Bhindranwale vowed revenge and to punish those responsible in 48 hours. With this Labh Singh and others made their way to punish the culprits. The first revenge attack was on Jasit Singh the owner of the tea shop where Sodhi was killed. He and a co-conspirator were shot dead the day after. Bachan Singh (alias Toti) was found dead with him being torched. He was a co-conspirator. Labh Singh and others killed Surinder Singh Shinda. They had stopped Shinda at a fake police checkpoint made by Labh Singh and others.

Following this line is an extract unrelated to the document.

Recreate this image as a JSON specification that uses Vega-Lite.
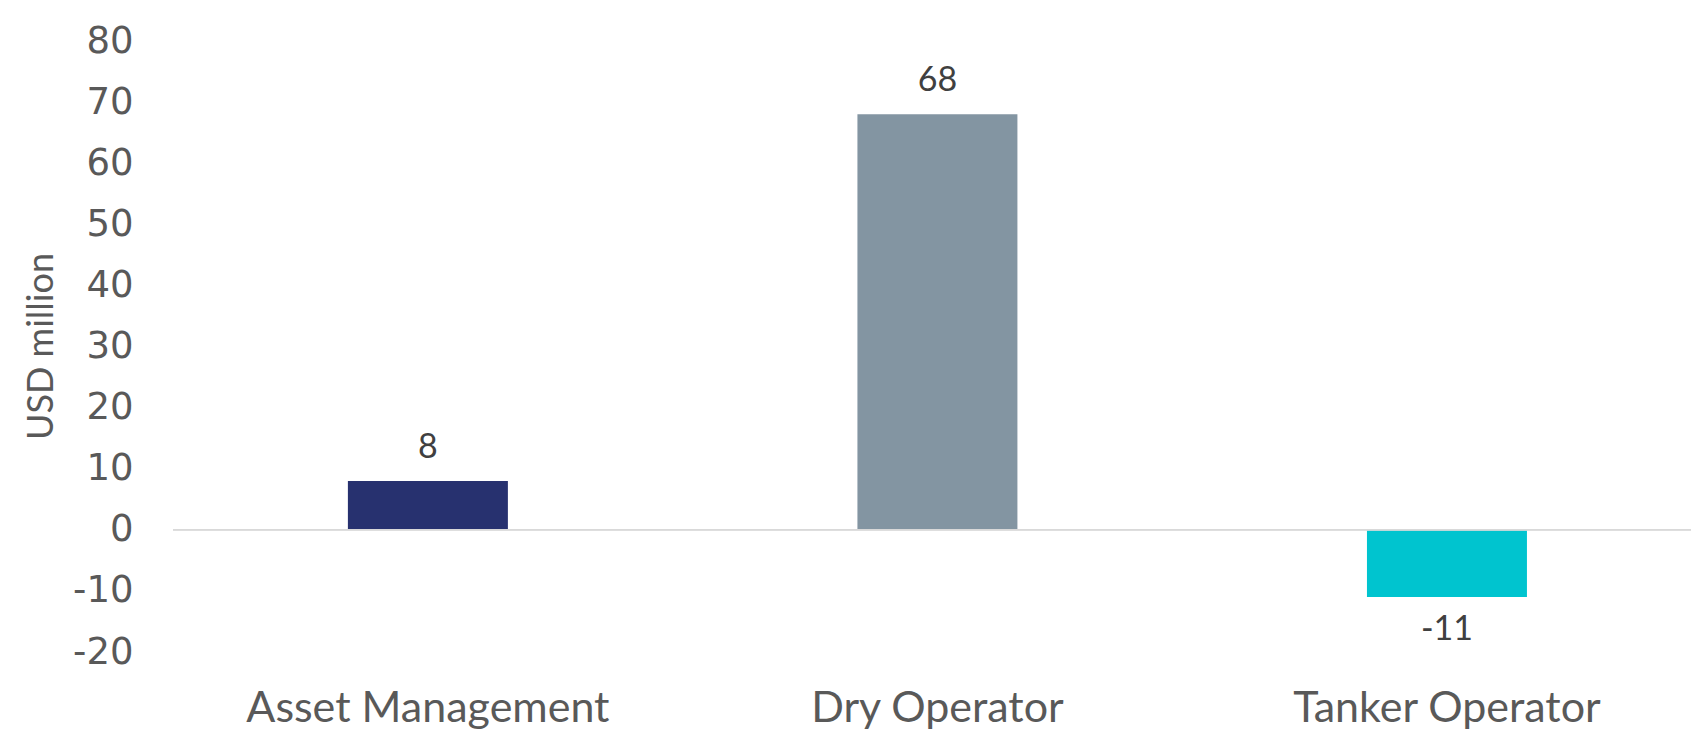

He was chopped into 7 pieces for shooting Sodhi 7 times. Baljit Kaur was killed, reportedly shot dead. Malik Bhaita, the Akali Dal head of Amritsar, confessed to his role in arranging the taxi for Shinda's escape. He was momentarily forgiven by Bhindranwale, but while leaving the Golden Temple Complex Bhaita would be slashed with swords by Bhindranwale's followers. Bhaita attempted to flee to Longowal, but would be killed with a bullet. He put a signboard up in view of Longowal's office saying, "Sodhi's murder avenged within 48 hours. The other conspirators should look after themselves now." Longowal feared that he would be killed next and managed to have Babbar Khalsa side with him and provide security. 130 Akali leaders and 40 SGPC members revolted against Longowal and sided with Bhindranwale. With this Akali Dal under Longowal and Indira Gandhi agreed they had to 'neutralise' Bhindranwale.

On 25 April 1984, Longowal wrote a letter to Indira Gandhi informing her that Gurcharan Singh's life is in danger since his role in plot to kill Sodhi is out. He calls on Gandhi to protect Gurcharan. Longowal also says in the letter, "Most of Bhindranwale men will run away when they see the army and most probably he will too".

During Operation Blue Star Gurcharan Singh would be killed by Bhindranwale and his followers.